**Your instructions**. Search the material and gather each line with "chart" in it.

**Given data**.

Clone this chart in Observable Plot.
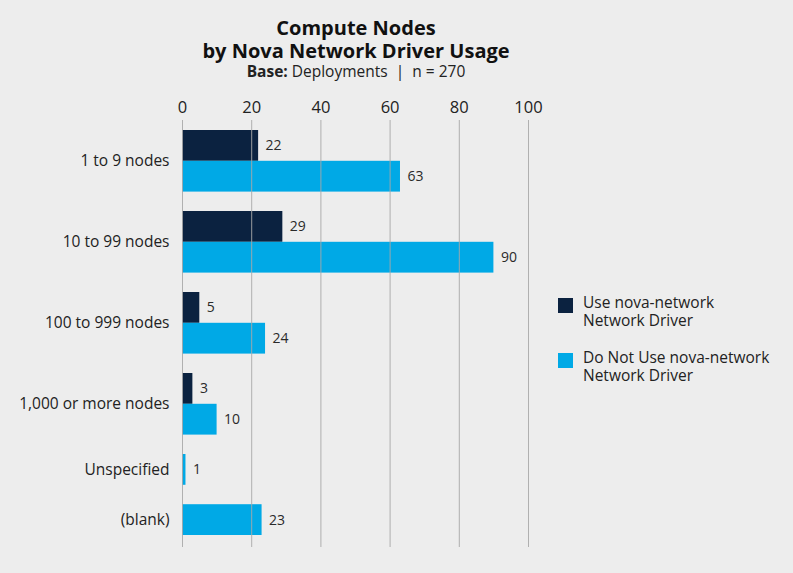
<!DOCTYPE html>
<html>
<head>
<meta charset="utf-8">
<script src="https://cdn.jsdelivr.net/npm/d3@7"></script>
<script src="https://cdn.jsdelivr.net/npm/@observablehq/plot@0.6"></script>
<style>
  html, body { margin: 0; padding: 0; background: #ededed; }
  body { width: 793px; height: 573px; position: relative; overflow: hidden; font-family: "Open Sans", sans-serif; color: #1e1e1e; }
  #header { position: relative; height: 86px; }
  .t { position: absolute; left: 0; width: 712px; text-align: center; white-space: nowrap; }
  .title { font-size: 20px; line-height: 23px; font-weight: 700; color: #111; }
  .sub { font-size: 15.5px; line-height: 18px; color: #222; }
  #legend { position: absolute; left: 558px; top: 0; font-size: 15.5px; line-height: 18px; color: #222; }
  .li { position: absolute; left: 0; white-space: nowrap; }
  .sw { position: absolute; left: 0; width: 15px; height: 15px; }
  .lt { position: absolute; left: 25px; top: 0; }
</style>
</head>
<body>
<div id="header">
  <div class="t title" style="top:15.7px">Compute Nodes</div>
  <div class="t title" style="top:38.7px">by Nova Network Driver Usage</div>
  <div class="t sub" style="top:62.4px"><b>Base:</b> Deployments &nbsp;|&nbsp; n = 270</div>
</div>
<div id="chart"></div>
<div id="legend"></div>
<script>
const categories = ["1 to 9 nodes", "10 to 99 nodes", "100 to 999 nodes", "1,000 or more nodes", "Unspecified", "(blank)"];
const useNova = [22, 29, 5, 3, null, null];
const notUseNova = [63, 90, 24, 10, 1, 23];
const seriesNames = ["Use nova-network Network Driver", "Do Not Use nova-network Network Driver"];
const seriesLines = [["Use nova-network", "Network Driver"], ["Do Not Use nova-network", "Network Driver"]];
const seriesColors = ["#0b2240", "#00a9e6"];
const xTicks = [0, 20, 40, 60, 80, 100];

// layout bands: each bar one unit tall, groups separated by a gap
const GAP = 0.63;
const rows = [];
const centers = [];
let pos = 0;
categories.forEach((cat, i) => {
  const start = pos;
  [useNova[i], notUseNova[i]].forEach((v, s) => {
    if (v == null) return;
    rows.push({category: cat, series: seriesNames[s], value: v, y1: pos, y2: pos + 1});
    pos += 1;
  });
  centers.push({category: cat, y: (start + pos) / 2});
  pos += GAP;
});
const total = pos - GAP;
const labelOf = new Map(centers.map(c => [c.y, c.category]));

const chart = Plot.plot({
  width: 793,
  height: 487,
  marginLeft: 182,
  marginRight: 265,
  marginTop: 34,
  marginBottom: 26,
  style: {background: "transparent", fontFamily: "Open Sans, sans-serif"},
  x: {domain: [0, 100]},
  y: {type: "linear", domain: [0, total], range: [44, 449]},
  color: {domain: seriesNames, range: seriesColors},
  marks: [
    Plot.rect(rows, {x1: d => 0, x2: "value", y1: "y1", y2: "y2", fill: "series"}),
    Plot.ruleX(xTicks, {stroke: "#a8a8a8", strokeWidth: 1, strokeOpacity: 0.9}),
    Plot.text(rows, {x: "value", y: d => (d.y1 + d.y2) / 2, text: d => String(d.value), dx: 7, textAnchor: "start", fontSize: 14, fill: "#2a2a2a"}),
    Plot.axisX(xTicks, {anchor: "top", tickSize: 0, tickPadding: 8, fontSize: 16.5, color: "#222", label: null}),
    Plot.axisY(centers.map(c => c.y), {anchor: "left", tickSize: 0, tickPadding: 13, fontSize: 15.5, color: "#222", tickFormat: d => labelOf.get(d), label: null})
  ]
});
document.getElementById("chart").appendChild(chart);

// legend
const legend = document.getElementById("legend");
const legendTops = [292.5, 347.5];
seriesNames.forEach((name, i) => {
  const item = document.createElement("div");
  item.className = "li";
  item.style.top = legendTops[i] + "px";
  const sw = document.createElement("div");
  sw.className = "sw";
  sw.style.background = seriesColors[i];
  sw.style.top = "5.5px";
  const lt = document.createElement("div");
  lt.className = "lt";
  lt.innerHTML = seriesLines[i].join("<br>");
  item.appendChild(sw);
  item.appendChild(lt);
  legend.appendChild(item);
});
</script>
</body>
</html>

**Answer to this problem**.
Clone this chart in Observable Plot.
<div id="chart"></div>
const chart = Plot.plot({
document.getElementById("chart").appendChild(chart);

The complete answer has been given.